Gostava tanto delas que colocava baldes debaixo
das calhas só pelo gosto de beber água de chuva, encher
uma bacia e se sentar dentro dela para banhar as partes íntimas.
A intimidade com as águas
foi tanta que Luiza emprenhou delas. O pai não entendeu esta aquática
concepção e a expulsou de casa. Não teve José
nem o
Espírito Santo para lhe indicarem uma manjedoura e acabou parindo
num hospital municipal, num dia em que os médicos entraram em greve.
Parto difícil. Placenta
cheia, a inundar os corredores e a cidade quando a bolsa arrebentou.
Foi socorrida por Sebastiana das Águas, um esqueleto seco que por
falta de leito jazia
estendida no chão.
Depois do nascimento, não
vieram os reis magos e nenhuma estrela iluminou o céu. Compreendeu
o descaso de Deus e foi-se embora carregando o filho,
embrulhado num casaco velho.
Criou o filho com as águas
(era lavadeira). Por falta de vagas na escola, não lhe deu estudos.
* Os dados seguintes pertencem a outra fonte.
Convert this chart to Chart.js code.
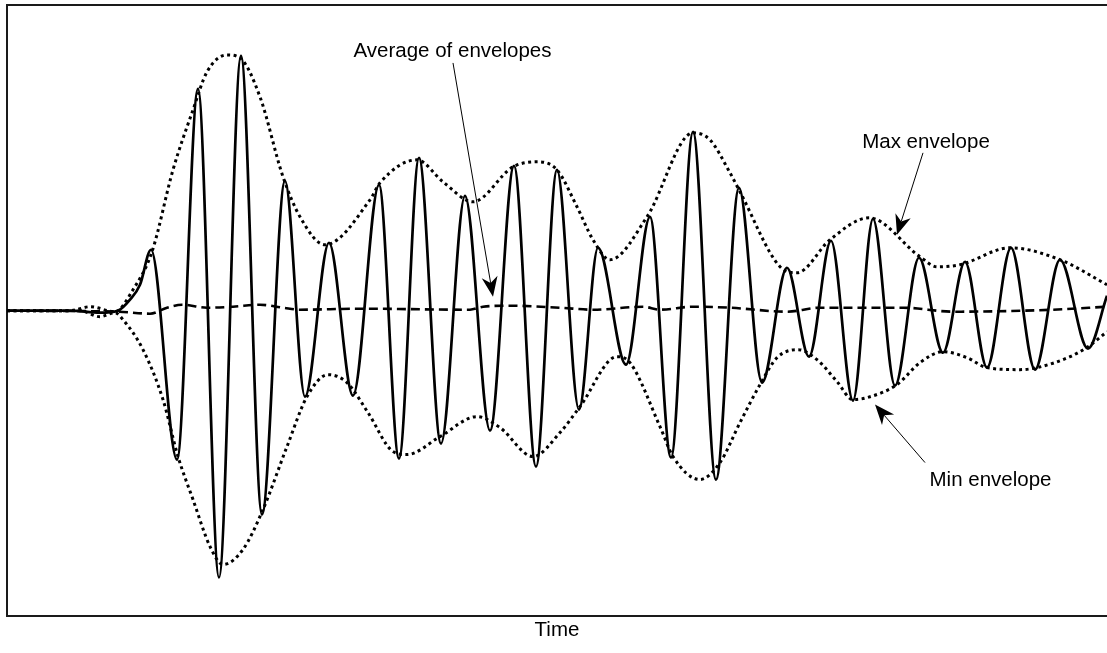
<!DOCTYPE html>
<html>
<head>
<meta charset="utf-8">
<title>Signal envelopes</title>
<script src="https://cdn.jsdelivr.net/npm/chart.js@4.4.1/dist/chart.umd.min.js"></script>
<style>
  html, body { margin: 0; padding: 0; background: #fff; overflow: hidden; }
  canvas { display: block; }
</style>
</head>
<body>
<canvas id="envelopeChart" width="1107" height="653"></canvas>
<script>
// Signal extrema (time, amplitude)
const signalTime = [0.00, 0.63, 0.93, 1.11, 1.23, 1.33, 1.44, 1.70, 1.91, 2.12, 2.34, 2.55, 2.78, 2.98, 3.22, 3.46, 3.72,
                    3.92, 4.12, 4.34, 4.58, 4.83, 5.07, 5.29, 5.50, 5.72, 5.91, 6.19, 6.43, 6.64, 6.86, 7.09, 7.32,
                    7.55, 7.80, 8.02, 8.24, 8.46, 8.66, 8.88, 9.12, 9.36, 9.58, 9.80, 10.04, 10.28, 10.53, 10.81, 11.00];
const signalValue = [0.00, 0.00, -0.02, 0.00, 0.11, 0.26, 0.61, -1.49, 2.22, -2.67, 2.55, -2.04, 1.30, -0.86, 0.68, -0.85, 1.26,
                     -1.48, 1.53, -1.33, 1.15, -1.20, 1.45, -1.56, 1.41, -0.99, 0.63, -0.54, 0.94, -1.47, 1.79, -1.69, 1.23,
                     -0.72, 0.43, -0.46, 0.70, -0.90, 0.92, -0.75, 0.53, -0.42, 0.49, -0.57, 0.63, -0.59, 0.51, -0.38, 0.15];

// Max envelope
const maxTime = [0.00, 0.63, 0.83, 1.08, 1.26, 1.45, 1.66, 1.86, 2.00, 2.20, 2.33, 2.53, 2.76, 2.93, 3.18, 3.63, 3.73, 4.10, 4.36, 4.66,
                 5.06, 5.30, 5.50, 5.70, 5.86, 6.03, 6.40, 6.86, 7.03, 7.23, 7.33, 7.73, 7.90, 8.23, 8.62, 9.13, 9.30, 9.53, 10.03, 10.53, 11.00];
const maxValue = [0.00, 0.00, 0.04, -0.01, 0.21, 0.59, 1.41, 2.01, 2.39, 2.56, 2.53, 2.14, 1.34, 0.94, 0.66, 1.11, 1.28, 1.51, 1.29, 1.09,
                  1.44, 1.49, 1.41, 1.04, 0.71, 0.51, 0.94, 1.78, 1.71, 1.38, 1.19, 0.44, 0.38, 0.71, 0.93, 0.54, 0.44, 0.46, 0.63, 0.51, 0.26];

// Min envelope
const minTime = [0.00, 0.73, 0.93, 1.08, 1.16, 1.36, 1.56, 1.71, 1.86, 2.03, 2.16, 2.36, 2.56, 2.80, 3.00, 3.21, 3.40, 3.61, 3.86, 4.00,
                 4.33, 4.70, 4.93, 5.26, 5.53, 5.73, 6.10, 6.23, 6.53, 6.66, 6.93, 7.13, 7.33, 7.53, 7.70, 7.91, 8.10, 8.30, 8.46, 8.60,
                 8.90, 9.13, 9.36, 9.60, 9.80, 10.13, 10.30, 10.63, 10.81, 11.00];
const minValue = [0.00, 0.00, -0.06, -0.02, -0.09, -0.39, -0.89, -1.46, -1.89, -2.36, -2.54, -2.39, -1.99, -1.36, -0.86, -0.64, -0.72, -1.02, -1.41, -1.44,
                  -1.26, -1.06, -1.17, -1.46, -1.22, -0.96, -0.46, -0.52, -1.16, -1.46, -1.69, -1.52, -1.12, -0.74, -0.47, -0.39, -0.49, -0.71, -0.89, -0.87,
                  -0.74, -0.52, -0.41, -0.47, -0.57, -0.59, -0.57, -0.46, -0.36, -0.21];

// Average of envelopes
const avgTime = [0.00, 1.11, 1.43, 1.60, 1.75, 2.00, 2.26, 2.53, 2.76, 2.93, 3.53, 4.63, 4.76, 5.03, 5.53, 5.86, 6.36, 6.53, 6.86, 7.23,
                 7.80, 8.13, 8.96, 9.46, 10.46, 11.00];
const avgValue = [0.00, -0.01, -0.03, 0.03, 0.06, 0.03, 0.04, 0.06, 0.03, 0.01, 0.02, 0.01, 0.04, 0.05, 0.03, 0.01, 0.04, 0.01, 0.04, 0.03,
                  -0.01, 0.03, 0.03, -0.01, 0.01, 0.04];

const noteLabels = ["Average of envelopes", "Max envelope", "Min envelope"];

// where each note sits, in data units: text anchor and arrow start / tip
const notePlacement = [
    { tx: 4.455, ty: 2.54, from: [4.46, 2.48], to: [4.86, 0.14] },
    { tx: 9.19, ty: 1.63, from: [9.16, 1.58], to: [8.90, 0.76] },
    { tx: 9.835, ty: -1.75, from: [9.18, -1.52], to: [8.68, -0.94] }
];

function toPoints(xs, ys) {
    return xs.map((t, i) => ({ x: t, y: ys[i] }));
}

const fontFamily = "'Liberation Sans', Arial, sans-serif";
const axisBorder = { display: true, color: '#1a1a1a', width: 2 };

// arrows and their labels
const arrowNotes = {
    id: 'arrowNotes',
    afterDatasetsDraw(chart) {
        const { ctx, scales: { x, y } } = chart;
        ctx.save();
        ctx.fillStyle = '#000';
        ctx.strokeStyle = '#000';
        ctx.font = '20.5px ' + fontFamily;
        ctx.textAlign = 'center';
        ctx.textBaseline = 'alphabetic';
        noteLabels.forEach((label, i) => {
            const n = notePlacement[i];
            ctx.fillText(label, x.getPixelForValue(n.tx), y.getPixelForValue(n.ty));

            const x0 = x.getPixelForValue(n.from[0]), y0 = y.getPixelForValue(n.from[1]);
            const x1 = x.getPixelForValue(n.to[0]), y1 = y.getPixelForValue(n.to[1]);
            const len = Math.hypot(x1 - x0, y1 - y0);
            const ux = (x1 - x0) / len, uy = (y1 - y0) / len;
            const headLen = 20, halfW = 8, notch = 14;

            ctx.lineWidth = 1;
            ctx.beginPath();
            ctx.moveTo(x0, y0);
            ctx.lineTo(x1 - ux * notch, y1 - uy * notch);
            ctx.stroke();

            ctx.beginPath();
            ctx.moveTo(x1, y1);
            ctx.lineTo(x1 - ux * headLen - uy * halfW, y1 - uy * headLen + ux * halfW);
            ctx.lineTo(x1 - ux * notch, y1 - uy * notch);
            ctx.lineTo(x1 - ux * headLen + uy * halfW, y1 - uy * headLen - ux * halfW);
            ctx.closePath();
            ctx.fill();
        });
        ctx.restore();
    }
};

const ctx = document.getElementById('envelopeChart').getContext('2d');
new Chart(ctx, {
    type: 'line',
    data: {
        datasets: [
            {
                label: 'Signal',
                data: toPoints(signalTime, signalValue),
                borderColor: '#000',
                borderWidth: 2.7,
                cubicInterpolationMode: 'monotone',
                order: 0
            },
            {
                label: 'Max envelope',
                data: toPoints(maxTime, maxValue),
                borderColor: '#000',
                borderWidth: 3,
                borderDash: [3, 3.5],
                cubicInterpolationMode: 'monotone',
                order: 2
            },
            {
                label: 'Min envelope',
                data: toPoints(minTime, minValue),
                borderColor: '#000',
                borderWidth: 3,
                borderDash: [3, 3.5],
                cubicInterpolationMode: 'monotone',
                order: 2
            },
            {
                label: 'Average of envelopes',
                data: toPoints(avgTime, avgValue),
                borderColor: '#000',
                borderWidth: 2.6,
                borderDash: [9, 5],
                cubicInterpolationMode: 'monotone',
                order: 1
            }
        ]
    },
    options: {
        animation: false,
        responsive: false,
        devicePixelRatio: 1,
        layout: { padding: { left: 7, top: 5, right: 0, bottom: 0 } },
        elements: { point: { radius: 0, hoverRadius: 0 } },
        plugins: {
            legend: { display: false },
            tooltip: { enabled: false }
        },
        scales: {
            x: {
                type: 'linear', position: 'bottom', min: 0, max: 11,
                grid: { display: false, drawTicks: false },
                ticks: { display: false },
                border: axisBorder,
                title: {
                    display: true, text: 'Time', color: '#000',
                    font: { family: fontFamily, size: 20.5 },
                    padding: { top: 2, bottom: 10 }
                }
            },
            xTop: {
                type: 'linear', position: 'top', min: 0, max: 11,
                grid: { display: false, drawTicks: false },
                ticks: { display: false },
                border: axisBorder
            },
            y: {
                type: 'linear', min: -3.06, max: 3.06,
                grid: { display: false, drawTicks: false },
                ticks: { display: false },
                border: axisBorder
            }
        }
    },
    plugins: [arrowNotes]
});
</script>
</body>
</html>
Mas deu água. Muita água, ao invés de leite.
Quando ficou velha, já
não escondia os espelhos nem queimava palma de Santa Rita: as chuvas
já eram outras e as águas das calhas, poucas. O medo do
dilúvio tinha escorrido pelo ralo e agora tinha outro rosto:
deserto e seco como a desesperança do fio de água a descer
das montanhas; árido e infértil como a sua
barriga vazia. Não era coisa do Céu. Era humano, demasiadamente
humano...
Luiza aprendeu então
a temer os homens. Mas nem todos. Temia os "de lá". Os de lá
das bandas dos roubos juramentados, dos surrupios legalizados, dos
desfalques justificados, das violências banalizadas e das mentiras
validadas. Os "de cá", os das bandas dos que sempre esperam, ela
amava como amava as águas
na época em que elas emprenhavam o mundo.